The Doctor is already regenerating 20 minutes into this episode. It’s actually a bit unclear what finishes him off – is he dying ever since Lie of the Land? Or of the Masters’ attack at the beginning? Or does he die of a broken heart?
The day for night filming: an attempt to get a spooky effect or budget cuts?
This time, Moffat writes that if you have two of the same Time Lord in the same place they can’t remember the earlier events. He keeps changing his mind/changing it for plot convenience.
Capaldi quotes Hartnell as he seems to die. Actually, later on he quotes Smith, too.
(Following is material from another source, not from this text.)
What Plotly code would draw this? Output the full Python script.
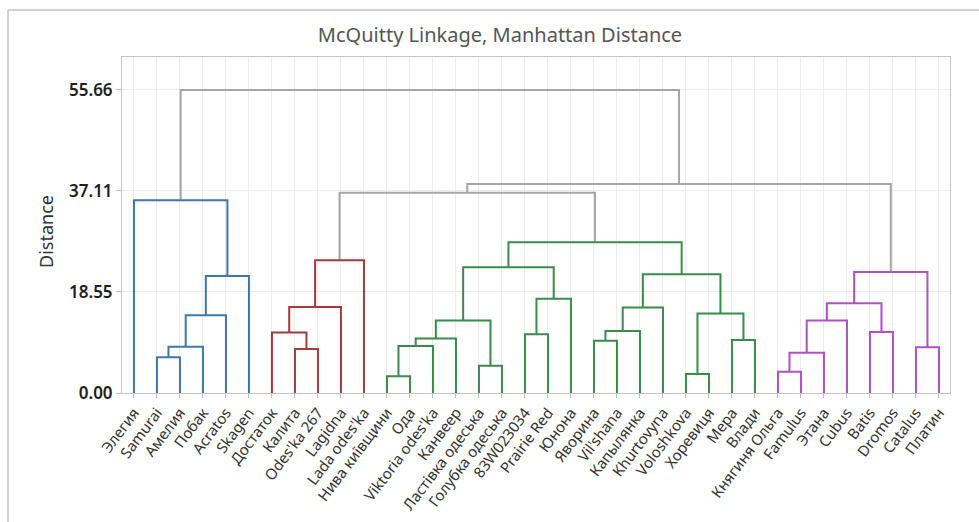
import plotly.graph_objects as go

# Leaf labels in dendrogram order
labels = [
    "Элегия", "Samurai", "Амелия", "Побак", "Acratos", "Skagen",
    "Достаток", "Калита", "Odes'ka 267", "Lagidna", "Lada odes'ka",
    "Нива київщини", "Ода", "Viktoria odes'ka", "Канвеер",
    "Ластівка одеська", "Голубка одеська", "83W023034", "Prairie Red",
    "Юнона", "Яворина", "Vil'shana", "Капылянка", "Khurtovyna",
    "Voloshkova", "Хоревиця", "Мера", "Влади",
    "Княгиня Ольга", "Famulus", "Этана", "Cubus", "Batis", "Dromos",
    "Catalus", "Платин",
]

# Final cluster membership of each leaf (1..4)
leaf_cluster = [1] * 6 + [2] * 5 + [3] * 17 + [4] * 8

# Linkage steps: (left id, right id, distance).
# Ids 0..35 are leaves; merge k creates cluster id 36 + k.
merges = [
    (1, 2, 6.55),      # 36
    (36, 3, 8.50),     # 37
    (37, 4, 14.30),    # 38
    (38, 5, 21.50),    # 39
    (0, 39, 35.40),    # 40
    (7, 8, 8.10),      # 41
    (6, 41, 11.10),    # 42
    (42, 9, 15.80),    # 43
    (43, 10, 24.40),   # 44
    (11, 12, 3.06),    # 45
    (45, 13, 8.63),    # 46
    (46, 14, 10.00),   # 47
    (15, 16, 5.02),    # 48
    (47, 48, 13.30),   # 49
    (17, 18, 10.80),   # 50
    (50, 19, 17.30),   # 51
    (49, 51, 23.10),   # 52
    (20, 21, 9.60),    # 53
    (53, 22, 11.40),   # 54
    (54, 23, 15.70),   # 55
    (24, 25, 3.49),    # 56
    (26, 27, 9.73),    # 57
    (56, 57, 14.60),   # 58
    (55, 58, 21.80),   # 59
    (52, 59, 27.70),   # 60
    (28, 29, 3.92),    # 61
    (61, 30, 7.40),    # 62
    (62, 31, 13.30),   # 63
    (32, 33, 11.20),   # 64
    (63, 64, 16.50),   # 65
    (34, 35, 8.38),    # 66
    (65, 66, 22.20),   # 67
    (44, 60, 36.80),   # 68
    (68, 67, 38.40),   # 69
    (40, 69, 55.66),   # 70
]

cluster_colors = {1: "#3f77ab", 2: "#a43a3c", 3: "#3a8c4a", 4: "#b050c8"}
link_grey = "#a6a6a6"

n = len(labels)
xpos = {i: i + 1 for i in range(n)}
height = {i: 0.0 for i in range(n)}
members = {i: {leaf_cluster[i]} for i in range(n)}

segments = {}
for k, (a, b, d) in enumerate(merges):
    cid = n + k
    xpos[cid] = (xpos[a] + xpos[b]) / 2
    height[cid] = d
    members[cid] = members[a] | members[b]
    if len(members[cid]) == 1:
        color = cluster_colors[next(iter(members[cid]))]
    else:
        color = link_grey
    xs, ys = segments.setdefault(color, ([], []))
    xs += [xpos[a], xpos[a], xpos[b], xpos[b], None]
    ys += [height[a], d, d, height[b], None]

fig = go.Figure()
for color in [link_grey] + list(cluster_colors.values()):
    xs, ys = segments[color]
    fig.add_trace(go.Scatter(
        x=xs, y=ys, mode="lines",
        line=dict(color=color, width=2),
        hoverinfo="skip", showlegend=False, cliponaxis=False,
    ))

top = merges[-1][2]
yticks = [top * i / 3 for i in range(4)]

L, R, T, B = 122, 29, 57, 129
W, H = 979, 522
pw, ph = W - L - R, H - T - B

def px_x(px):
    return (px - L) / pw

def px_y(py):
    return (H - B - py) / ph

fig.update_layout(
    width=W, height=H,
    margin=dict(l=L, r=R, t=T, b=B, pad=0, autoexpand=False),
    paper_bgcolor="white", plot_bgcolor="white",
    font=dict(family="Noto Sans, Open Sans, sans-serif", color="#333333"),
    title=dict(
        text="McQuitty Linkage, Manhattan Distance",
        x=500 / W, xref="container", xanchor="center",
        y=1 - 35 / H, yref="container", yanchor="middle",
        font=dict(size=20, color="#555555"),
    ),
    xaxis=dict(
        range=[0.48, n + 0.48],
        tickmode="array",
        tickvals=list(range(1, n + 1)),
        ticktext=labels,
        tickangle=-53,
        tickfont=dict(size=15, color="#333333"),
        ticks="outside", ticklen=4, tickcolor="#bdbdbd",
        showgrid=True, gridcolor="#ececec", gridwidth=1,
        showline=True, linecolor="#c4c4c4", linewidth=1, mirror=True,
        zeroline=False, automargin=False,
    ),
    yaxis=dict(
        range=[0, top + 6.05],
        tickmode="array",
        tickvals=yticks,
        ticktext=[f"{v:.2f}" for v in yticks],
        tickfont=dict(size=17, color="#1e1e1e", weight=600),
        ticks="outside", ticklen=5, tickcolor="#bdbdbd",
        showgrid=True, gridcolor="#ececec", gridwidth=1,
        showline=True, linecolor="#c4c4c4", linewidth=1, mirror=True,
        zeroline=False, automargin=False,
    ),
    annotations=[dict(
        text="Distance", textangle=-90,
        x=px_x(46), y=px_y(232), xref="paper", yref="paper",
        xanchor="center", yanchor="middle", showarrow=False,
        font=dict(size=18, color="#333333"),
    )],
    shapes=[
        dict(type="line", xref="paper", yref="paper",
             x0=px_x(8), x1=px_x(8), y0=px_y(10), y1=px_y(530),
             line=dict(color="#d0d0d0", width=2)),
        dict(type="line", xref="paper", yref="paper",
             x0=px_x(8), x1=px_x(990), y0=px_y(10), y1=px_y(10),
             line=dict(color="#d0d0d0", width=2)),
    ],
)

fig.write_html("out.html")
Does he quote any of the others?
Also, when the Doctor wakes up he shouts “Sontarans perverting the course of human history!” which four years later will be an actual story. A bit like the reuse of the “Egyptian Goddess on the Orient Express... in space...” bit.
The exclusion of Rory from the parade of companions really annoys me.
The cloister bell sounds at the end, because the Doctor is refusing to regenerate and the TARDIS is sad. :(
When was the last finale to start without a portentous “someone’s going to die/is already dead” thing? Angels Take Manhattan maybe, but before that... Pandorica? The way it comes out of nowhere gives it more punch.
‘Capaldi quotes Hartnell as he seems to die. Actually, later on he quotes Smith, too. Does he quote any of the others?’
‘Also, when the Doctor wakes up he shouts “Sontarans perverting the course of human history!”’
- is a quote from Robot.
Pearl Mackie was robbed. I thought Bill was fantastic. Did she only get one season because Jemma Coleman stayed on for an extra one, after her logical departure point (boo)?